Pire, ces baraquements gagnent de plus en plus du terrain et concourent grandement à ternir l'image de cette commune considérée, depuis les années 1970, comme lieu de résidence des élites intellectuelle et économique du pays.
Une cahute mise en vente à Philipeau (Photo: François Louis)
De quoi inquiéter certains résidents de la commune qui redoutent dans les prochaines années une explosion démographique dans les hauteurs de Pétion-Ville, notamment à Pélerin et Laboule où l'on constate déjà quelques constructions anarchiques.
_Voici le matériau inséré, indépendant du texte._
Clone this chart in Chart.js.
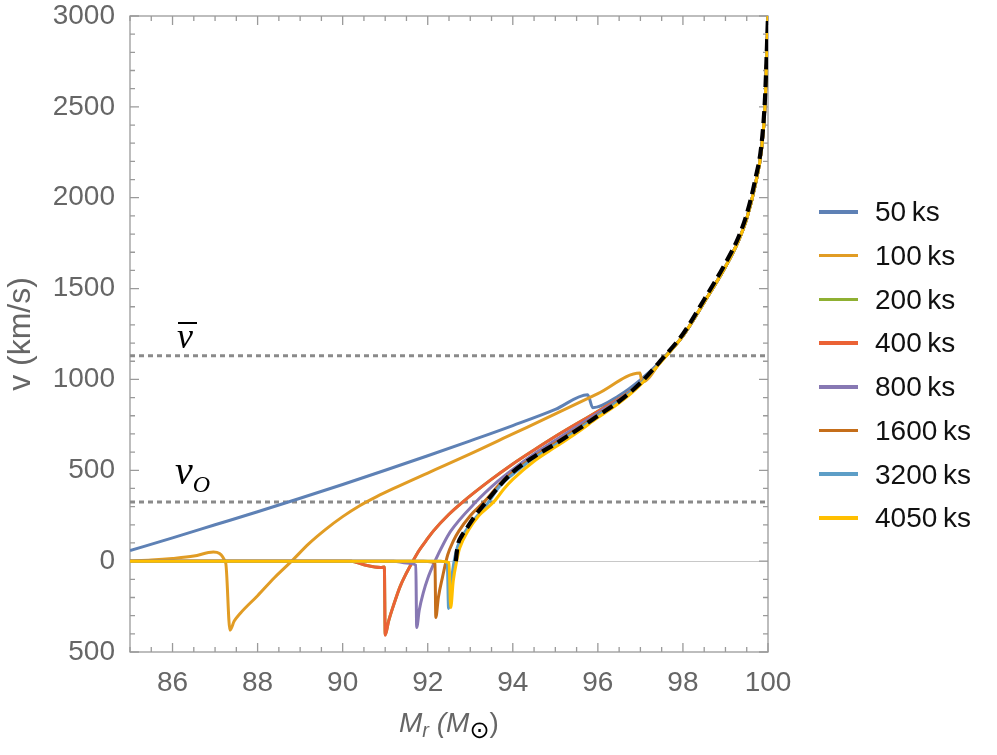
<!DOCTYPE html>
<html><head><meta charset="utf-8">
<script src="https://cdn.jsdelivr.net/npm/chart.js@4/dist/chart.umd.min.js"></script>
<style>
html,body{margin:0;padding:0;background:#fff;}
#wrap{position:relative;width:997px;height:755px;overflow:hidden;background:#fff;}
canvas{position:absolute;left:0;top:0;}
.t{position:absolute;white-space:nowrap;}
</style></head><body>
<div id="wrap"><canvas id="c" width="997" height="755"></canvas></div>
<script>
// ---------------- data ----------------
const seriesLabels = ["50\u2009ks","100\u2009ks","200\u2009ks","400\u2009ks","800\u2009ks","1600\u2009ks","3200\u2009ks","4050\u2009ks"];
const xTickLabels = [86,88,90,92,94,96,98,100];
const yTickLabels = [-500,0,500,1000,1500,2000,2500,3000];
const refLevels = [1130, 325];           // v-bar, v_O

const m50  = [85,86,87,88,89,90,91,92,93,94,95,95.76,95.88,96.5,97,97.5,98,98.5,99,99.3,99.5,99.7,99.85,99.93,100];
const v50  = [58,128,200,272,346,422,500,580,662,746,835,916,844,912,998,1105,1240,1425,1620,1760,1885,2070,2270,2510,3000];

const m100 = [85,85.5,86,86.5,86.96,87.25,87.35,87.45,87.6,88,88.4,88.8,89.2,89.6,90,90.4,90.8,91.2,92,93,94,95,96,96.99,97.04,97.5,98,98.5,99,99.3,99.5,99.7,99.85,99.93,100];
const v100 = [0,6,15,28,50,-10,-380,-330,-285,-190,-90,0,95,175,245,305,355,400,485,590,700,810,922,1035,985,1105,1240,1425,1620,1760,1885,2070,2270,2510,3000];

const m200 = [85,90.2,90.5,90.9,90.98,91.0,91.08,91.2,91.35,91.5,91.65,91.8,92.0,92.14,92.5,92.82,93.48,94,94.5,95.13,96.07,97,97.5,98,98.5,99,99.3,99.5,99.7,99.85,99.93,100];
const v200 = [0,0,-20,-35,-32,-405,-330,-240,-140,-65,0,60,125,168,258,325,447,535,612,705,835,975,1105,1240,1425,1620,1760,1885,2070,2270,2510,3000];

const m400 = [85,90.2,90.5,90.9,90.98,91.0,91.08,91.2,91.35,91.5,91.65,91.8,92.0,92.14,92.5,92.82,93.48,94,94.5,95.13,96.07,97,97.5,98,98.5,99,99.3,99.5,99.7,99.85,99.93,100];
const v400 = [0,0,-20,-35,-32,-408,-330,-240,-140,-65,0,60,125,168,258,325,447,535,612,705,835,975,1105,1240,1425,1620,1760,1885,2070,2270,2510,3000];

const m800 = [85,91.2,91.5,91.72,91.74,91.8,91.9,92.0,92.17,92.38,92.54,93.13,93.65,94,94.5,95,96,97,97.5,98,98.5,99,99.3,99.5,99.7,99.85,99.93,100];
const v800 = [0,0,-10,-22,-365,-270,-170,-95,0,100,165,325,440,505,590,665,815,975,1105,1240,1425,1620,1760,1885,2070,2270,2510,3000];

const m1600 = [85,91.9,92.1,92.17,92.19,92.25,92.35,92.47,92.6,92.73,93.0,93.32,93.7,94,94.5,95,96,97,97.5,98,98.5,99,99.3,99.5,99.7,99.85,99.93,100];
const v1600 = [0,0,-5,-15,-310,-200,-85,35,110,165,250,325,425,490,575,650,805,975,1105,1240,1425,1620,1760,1885,2070,2270,2510,3000];

const m3200 = [85,92.3,92.46,92.49,92.55,92.62,92.7,92.9,93.4,93.7,94,94.5,95,96,97,97.5,98,98.5,99,99.3,99.5,99.7,99.85,99.93,100];
const v3200 = [0,0,-10,-260,-120,0,80,170,315,415,478,568,640,800,975,1105,1240,1425,1620,1760,1885,2070,2270,2510,3000];

const m4050 = [85,92.3,92.5,92.54,92.6,92.68,92.75,92.96,93.2,93.55,93.8,94,94.5,95,95.5,96,96.5,97,97.5,98,98.5,99,99.3,99.5,99.7,99.85,99.93,100];
const v4050 = [0,0,-8,-255,-110,0,70,171,250,325,400,450,550,628,705,790,870,970,1100,1240,1425,1620,1760,1885,2070,2270,2510,3000];

const mRef = [92.66,92.7,92.8,92.89,93.1,93.37,93.67,94,94.5,95,95.5,96,96.5,97,97.5,98,98.5,99,99.3,99.5,99.7,99.85,99.93,100];
const vRef = [0,80,140,171,245,325,410,490,575,645,720,800,880,980,1110,1250,1440,1640,1780,1910,2100,2300,2550,3000];

// ---------------- styles ----------------
const colors = ["#5E81B5","#E19C24","#8FB032","#EB6235","#8778B3","#C56E1A","#5D9EC7","#FFBF00"];
const seriesM = [m50,m100,m200,m400,m800,m1600,m3200,m4050];
const seriesV = [v50,v100,v200,v400,v800,v1600,v3200,v4050];
const FONT = "'Liberation Sans', Arial, sans-serif";

const pts = (m, v) => m.map((x, i) => ({x: x, y: v[i]}));

const datasets = [];
datasets.push({label:'ref', data: pts(mRef, vRef), borderColor:'#000', borderWidth:4.2, borderDash:[12,6],
  pointRadius:0, cubicInterpolationMode:'monotone', fill:false, order:0});
seriesLabels.forEach((lab, i) => {
  datasets.push({label: lab, data: pts(seriesM[i], seriesV[i]), borderColor: colors[i], borderWidth: 3,
    pointRadius: 0, cubicInterpolationMode: 'monotone', fill: false, order: 8 - i + 1});
});
refLevels.forEach((lv) => {
  datasets.push({label:'level', data: [{x:85, y:lv}, {x:100, y:lv}], borderColor:'#8a8a8a', borderWidth:3,
    borderDash:[5,4], pointRadius:0, fill:false, order:20});
});

const framePlugin = {
  id: 'frame',
  beforeDatasetsDraw(chart) {
    const {ctx, chartArea: a, scales: {x, y}} = chart;
    ctx.save();
    ctx.strokeStyle = '#c8c8c8'; ctx.lineWidth = 1;
    const y0 = Math.round(y.getPixelForValue(0)) + 0.5;
    ctx.beginPath(); ctx.moveTo(a.left, y0); ctx.lineTo(a.right, y0); ctx.stroke();
    ctx.strokeStyle = '#9a9a9a'; ctx.lineWidth = 1.3;
    ctx.strokeRect(a.left, a.top, a.right - a.left, a.bottom - a.top);
    ctx.beginPath();
    x.ticks.forEach(t => {
      const px = x.getPixelForValue(t.value);
      const L = (t.value % 2 === 0) ? 9 : 5;
      ctx.moveTo(px, a.bottom); ctx.lineTo(px, a.bottom - L);
      ctx.moveTo(px, a.top); ctx.lineTo(px, a.top + L);
    });
    y.ticks.forEach(t => {
      const py = y.getPixelForValue(t.value);
      const L = (t.value % 500 === 0) ? 9 : 5;
      ctx.moveTo(a.left, py); ctx.lineTo(a.left + L, py);
      ctx.moveTo(a.right, py); ctx.lineTo(a.right - L, py);
    });
    ctx.stroke();
    ctx.restore();
  }
};

const chart = new Chart(document.getElementById('c').getContext('2d'), {
  type: 'line',
  data: {datasets},
  options: {
    responsive: false, animation: false, devicePixelRatio: 1,
    layout: {padding: {left: 0, right: 229, top: 16, bottom: 0}},
    plugins: {legend: {display: false}, tooltip: {enabled: false}},
    elements: {point: {radius: 0}, line: {borderCapStyle: 'butt', borderJoinStyle: 'round'}},
    scales: {
      x: {
        type: 'linear', min: 85, max: 100,
        grid: {display: false}, border: {display: false},
        afterBuildTicks: s => { const t = []; for (let k = 0; k <= 30; k++) t.push({value: 85 + k * 0.5}); s.ticks = t; },
        ticks: {autoSkip: false, maxRotation: 0, minRotation: 0, padding: 6, color: '#666',
          font: {family: FONT, size: 28},
          callback: v => xTickLabels.includes(v) ? String(v) : ''},
        afterFit: s => { s.height = 103; }
      },
      y: {
        type: 'linear', min: -500, max: 3000,
        grid: {display: false}, border: {display: false},
        afterBuildTicks: s => { const t = []; for (let k = 0; k <= 35; k++) t.push({value: -500 + k * 100}); s.ticks = t; },
        ticks: {autoSkip: false, padding: 7, color: '#666',
          font: {family: FONT, size: 28, lineHeight: 0.3},
          callback: v => yTickLabels.includes(v) ? String(Math.abs(v)) : ''},
        afterFit: s => { s.width = 130; }
      }
    }
  },
  plugins: [framePlugin]
});

// ---------------- HTML texts ----------------
const wrap = document.getElementById('wrap');
function add(html, css) { const d = document.createElement('div'); d.className = 't'; d.innerHTML = html; Object.assign(d.style, css); wrap.appendChild(d); return d; }

// legend
seriesLabels.forEach((lab, i) => {
  const cy = 212 + i * 43.7;
  const ln = document.createElement('div');
  Object.assign(ln.style, {position: 'absolute', left: '819px', top: (cy - 1.75) + 'px', width: '39px', height: '3.5px', background: colors[i]});
  wrap.appendChild(ln);
  add(lab, {left: '875px', top: (cy - 13.7) + 'px', font: "28px " + FONT, lineHeight: '28px', color: '#111'});
});

// axis titles
add('v (km/s)', {left: '-81px', top: '318px', width: '200px', textAlign: 'center', font: "32px " + FONT, lineHeight: '32px', color: '#666', transform: 'rotate(-90deg)'});
add('<i>M</i><span style="font-size:20px;font-style:italic;position:relative;top:5px">r</span>&nbsp;<i>(M</i><span style="font-size:24px;position:relative;top:6px;color:#000;font-family:\'DejaVu Sans\'">\u2299</span>)',
  {left: '399px', top: '709px', font: "28px " + FONT, lineHeight: '28px', color: '#666'});

// level labels
add('v', {left: '177px', top: '318px', font: "italic 36px 'Liberation Serif', serif", lineHeight: '36px', color: '#000'});
const bar = document.createElement('div');
Object.assign(bar.style, {position: 'absolute', left: '178px', top: '322px', width: '19px', height: '2px', background: '#000'});
wrap.appendChild(bar);
add('v<span style="font-size:24px;position:relative;top:8px">O</span>', {left: '175px', top: '451px', font: "italic 40px 'Liberation Serif', serif", lineHeight: '40px', color: '#000'});
</script>
</body></html>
Il est évident que ces cahutes érigées dans les flancs des mornes accélèrent le phénomène du déboisement et entraînent conséquemment, en saison de pluie, la perte de la terre arable, des affaissements et glissements de terrain, des pertes en vies humaines. Il est encore plus inquiétant pour ces gens qui construisent dans le lit des ravins, sous le sable avec des matériaux de mauvaise qualité. Malheureusement, ces dangers imminents paraissent moins évidents aux yeux de ces riverains que l'exigence d'un logement. Ils échappent toujours à l'attention de nos gouvernements « pompiers ». Et les gens continuent à bâtir leurs maisonnettes sur le sable. Puis surviennent la pluie, les dégâts et la mort.